NIGERIAN YOUTH WILL NOT BE SILENCED BY POLICE BRUTALITY
Peaceful protests against police brutality in Lagos turned bloody on Tuesday.
News which soon took hold of the Twittersphere as users worldwide shared videos of Nigerian armed forces opening fire on #EndSARSNow demonstrators.
Bridget Ugwe spoke with Steve Dede, Senior Editor at Pulse Nigeria. He shares his recollection of events.
Steve Dede: At about 7.15 or 7.30 pm yesterday, we started hearing reports on how some military men, officers came there and opened fire on protesters. I was not there. A couple of us were not there but we got to watch it live from a DJ, Dj Switch, she was doing a live of the events on Instagram yesterday. And about 135,000 people were live as I was watching. And on that live I saw someone who was shot and they were trying to remove the bullets from the person's head. So this thing happened, it's not allegedly or anything of that sort. Since yesterday I've spoken to about ten different people when doing my report at Pulse, who confirmed the incident, who were there, who have been in the hospital you know.
Babajide Sanwo-Olu, Lagos state governor paid a visit to the wounded protestors at the hospital and demanded that an investigation be opened.

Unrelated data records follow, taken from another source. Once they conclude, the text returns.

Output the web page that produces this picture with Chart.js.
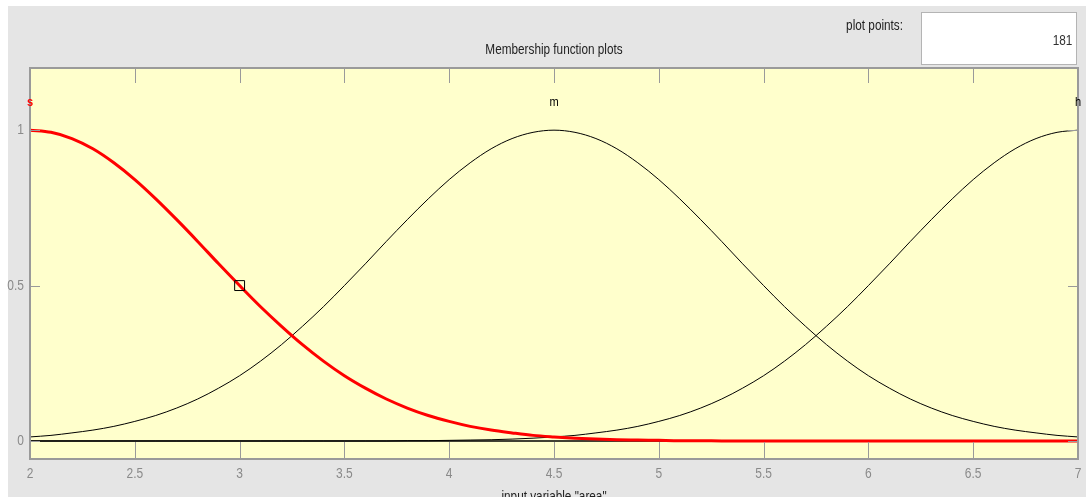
<!DOCTYPE html>
<html>
<head>
<meta charset="utf-8">
<script src="https://cdn.jsdelivr.net/npm/chart.js@4"></script>
<style>
  body { margin: 0; background: #fff; width: 1086px; height: 497px; overflow: hidden; position: relative;
         font-family: 'Liberation Sans', Arial, sans-serif; }
  #panel { position: absolute; left: 8px; top: 6px; width: 1078px; height: 491px; background: #e5e5e5; }
  #pp-label { position: absolute; left: 803px; width: 100px; top: 17px; text-align: right; font-size: 14px; line-height: 16px;
              color: #222; transform: scaleX(0.84); transform-origin: right center; white-space: nowrap; }
  #pp-box { position: absolute; left: 921px; top: 12px; width: 156px; height: 53px; background: #fff;
            border: 1px solid #b4b4b4; box-sizing: border-box; }
  #pp-value { position: absolute; right: 4px; top: 19px; font-size: 14px; line-height: 16px; color: #303030;
              transform: scaleX(0.84); transform-origin: right center; }
  #xlabel { position: absolute; left: 30px; width: 1048px; top: 488px; text-align: center; font-size: 14px; line-height: 16px;
            color: #222; transform: scaleX(0.84); transform-origin: center center; white-space: nowrap; }
  canvas { position: absolute; left: 0; top: 0; }
</style>
</head>
<body>
<div id="panel"></div>
<canvas id="mfChart" width="1086" height="497"></canvas>
<div id="pp-label">plot points:</div>
<div id="pp-box"><span id="pp-value">181</span></div>
<div id="xlabel">input variable "area"</div>
<script>
// Input range, sampled every 0.1
const xValues = [2.0, 2.1, 2.2, 2.3, 2.4, 2.5, 2.6, 2.7, 2.8, 2.9,
                 3.0, 3.1, 3.2, 3.3, 3.4, 3.5, 3.6, 3.7, 3.8, 3.9,
                 4.0, 4.1, 4.2, 4.3, 4.4, 4.5, 4.6, 4.7, 4.8, 4.9,
                 5.0, 5.1, 5.2, 5.3, 5.4, 5.5, 5.6, 5.7, 5.8, 5.9,
                 6.0, 6.1, 6.2, 6.3, 6.4, 6.5, 6.6, 6.7, 6.8, 6.9, 7.0];

// Membership values
const sValues = [1.000, 0.993, 0.973, 0.940, 0.895, 0.841, 0.779, 0.712, 0.642, 0.570,
                 0.500, 0.432, 0.369, 0.310, 0.257, 0.210, 0.170, 0.135, 0.106, 0.082,
                 0.063, 0.047, 0.035, 0.026, 0.018, 0.013, 0.009, 0.006, 0.004, 0.003,
                 0.002, 0.001, 0.001, 0, 0, 0, 0, 0, 0, 0,
                 0, 0, 0, 0, 0, 0, 0, 0, 0, 0, 0];
const mValues = [0.013, 0.018, 0.026, 0.035, 0.047, 0.063, 0.082, 0.106, 0.135, 0.170,
                 0.210, 0.257, 0.310, 0.369, 0.432, 0.500, 0.570, 0.642, 0.712, 0.779,
                 0.841, 0.895, 0.940, 0.973, 0.993, 1.000, 0.993, 0.973, 0.940, 0.895,
                 0.841, 0.779, 0.712, 0.642, 0.570, 0.500, 0.432, 0.369, 0.310, 0.257,
                 0.210, 0.170, 0.135, 0.106, 0.082, 0.063, 0.047, 0.035, 0.026, 0.018, 0.013];
const hValues = [0, 0, 0, 0, 0, 0, 0, 0, 0, 0,
                 0, 0, 0, 0, 0, 0, 0, 0, 0.001, 0.001,
                 0.002, 0.003, 0.004, 0.006, 0.009, 0.013, 0.018, 0.026, 0.035, 0.047,
                 0.063, 0.082, 0.106, 0.135, 0.170, 0.210, 0.257, 0.310, 0.369, 0.432,
                 0.500, 0.570, 0.642, 0.712, 0.779, 0.841, 0.895, 0.940, 0.973, 0.993, 1.000];

const mfNames = ['s', 'm', 'h'];
const mfCenters = [2, 4.5, 7];
const markerX = [3];
const markerY = [0.5];
const xTicks = [2, 2.5, 3, 3.5, 4, 4.5, 5, 5.5, 6, 6.5, 7];
const yTicks = [0, 0.5, 1];
const plotTitle = 'Membership function plots';

const sans = "'Liberation Sans', Arial, sans-serif";

function toPoints(ys) {
    return xValues.map((x, i) => ({ x: x, y: ys[i] }));
}

// squeezed text, the original uses a narrow face
function narrowText(ctx, text, x, y, sx) {
    ctx.save();
    ctx.translate(x, y);
    ctx.scale(sx, 1);
    ctx.fillText(text, 0, 0);
    ctx.restore();
}

// Yellow plot box, inner ticks, labels
const decor = {
    id: 'decor',
    beforeDraw(chart) {
        const { ctx, chartArea: a } = chart;
        ctx.save();
        ctx.fillStyle = '#ffffcc';
        ctx.fillRect(a.left, a.top, a.right - a.left, a.bottom - a.top);
        ctx.restore();
    },
    afterDraw(chart) {
        const { ctx, chartArea: a, scales: { x, y } } = chart;
        ctx.save();
        const seg = (x1, y1, x2, y2) => { ctx.beginPath(); ctx.moveTo(x1, y1); ctx.lineTo(x2, y2); ctx.stroke(); };

        ctx.strokeStyle = '#9a9a9a';
        ctx.lineWidth = 1;
        xTicks.forEach(v => {
            const px = Math.round(x.getPixelForValue(v)) + 0.5;
            seg(px, a.top, px, a.top + 15);
            seg(px, a.bottom - 17, px, a.bottom);
        });
        yTicks.forEach(v => {
            const py = Math.round(y.getPixelForValue(v)) + 0.5;
            seg(a.left, py, a.left + 10, py);
            seg(a.right - 10, py, a.right, py);
        });
        ctx.lineWidth = 2;
        ctx.strokeRect(a.left, a.top, a.right - a.left, a.bottom - a.top);

        // title
        ctx.fillStyle = '#222';
        ctx.font = '14px ' + sans;
        ctx.textAlign = 'center';
        ctx.textBaseline = 'middle';
        narrowText(ctx, plotTitle, (a.left + a.right) / 2, 50, 0.84);

        // tick labels
        ctx.fillStyle = '#8a8a8a';
        ctx.font = '15px ' + sans;
        xTicks.forEach(v => narrowText(ctx, String(v), x.getPixelForValue(v), a.bottom + 15, 0.8));
        ctx.textAlign = 'right';
        yTicks.forEach(v => narrowText(ctx, String(v), a.left - 6, y.getPixelForValue(v), 0.8));

        // membership function names
        ctx.textAlign = 'center';
        mfNames.forEach((name, i) => {
            ctx.fillStyle = i === 0 ? '#ff0000' : '#000';
            ctx.font = (i === 0 ? 'bold ' : '') + '13px ' + sans;
            narrowText(ctx, name, x.getPixelForValue(mfCenters[i]), y.getPixelForValue(1.09), 0.85);
        });
        ctx.restore();
    }
};

new Chart(document.getElementById('mfChart'), {
    type: 'line',
    data: {
        datasets: [
            { label: 'marker', data: markerX.map((x, i) => ({ x: x, y: markerY[i] })), showLine: false,
              pointStyle: 'rect', pointRadius: 7, pointBorderColor: '#000', pointBorderWidth: 1,
              pointBackgroundColor: 'rgba(0,0,0,0)', order: 0 },
            { label: mfNames[0], data: toPoints(sValues), borderColor: '#ff0000', borderWidth: 3,
              pointRadius: 0, cubicInterpolationMode: 'monotone', order: 1 },
            { label: mfNames[1], data: toPoints(mValues), borderColor: '#000', borderWidth: 1,
              pointRadius: 0, cubicInterpolationMode: 'monotone', order: 2 },
            { label: mfNames[2], data: toPoints(hValues), borderColor: '#000', borderWidth: 1,
              pointRadius: 0, cubicInterpolationMode: 'monotone', order: 3 },
            { label: 'zero', data: [{ x: xValues[0], y: 0 }, { x: xValues[xValues.length - 1], y: 0 }],
              borderColor: '#000', borderWidth: 1.5, pointRadius: 0, order: 4 }
        ]
    },
    options: {
        responsive: false,
        animation: false,
        devicePixelRatio: 1,
        layout: { padding: { left: 30, right: 8, top: 68, bottom: 38 } },
        plugins: {
            legend: { display: false },
            tooltip: { enabled: false },
            title: { display: false }
        },
        scales: {
            x: { type: 'linear', min: 2, max: 7, display: false },
            y: { min: -0.058, max: 1.2, display: false }
        }
    },
    plugins: [decor]
});
</script>
</body>
</html>
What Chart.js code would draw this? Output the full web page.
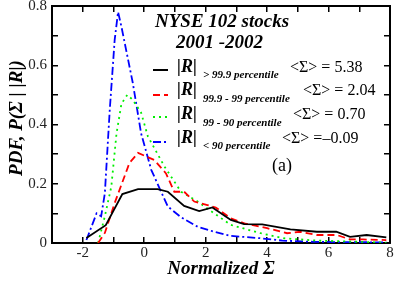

However, trust between Nigerian youth and their institutions seems to have reached its breaking point.
Steve Dede: There's no trust between the government and the people. So even Sanwo going there with a photographer that took pictures of himself and the victims ... it looks like just politics you know, going there with a photographer when people are literally dying and fighting for their lives, and you are going to visit them with a photographer and you are putting it on Twitter. It's really insensitive, so we still don't believe him. A governor of a State can't tell us that he is not aware that military men were going to attack protesters in his own State. So we really don't believe him, people don't believe him.
As the African Union and other regional organisations have yet to react, Steve relays what he believes is the message of the Nigerian youth to officials.
Steve Dede: Our message to them is do something. You can't just sit down and watch. We understand that the president of the country is friends with the other heads of states and they form the African Union so that's why it's difficult to talk about it but we have to keep keeping ourselves accountable to one another. That's the only thing that can make this continent great. Look at what the EU is doing, look at other unions do around the world. The African Union has to come together and set personal relationships aside and look at the common goal that is, what would make the continent better and start looking at it.
Instead of thwarting the revolution, the Lekki toll gate shooting set ablaze a louder call for an uprising.
Steve Dede: What we do know is that a lot of people are waiting for the curfew to end so that they would go back on the streets because they have to protest. The Nigerian police is still not reformed, there is still brutality, a lot of officers are yet to be arrested, they've not been caught for the crimes they have committed. The things we asked for which is compensation for the victims of police brutality is still not happening so there is still a lot to protest for. So people are just waiting for the curfew to end before going back on the streets.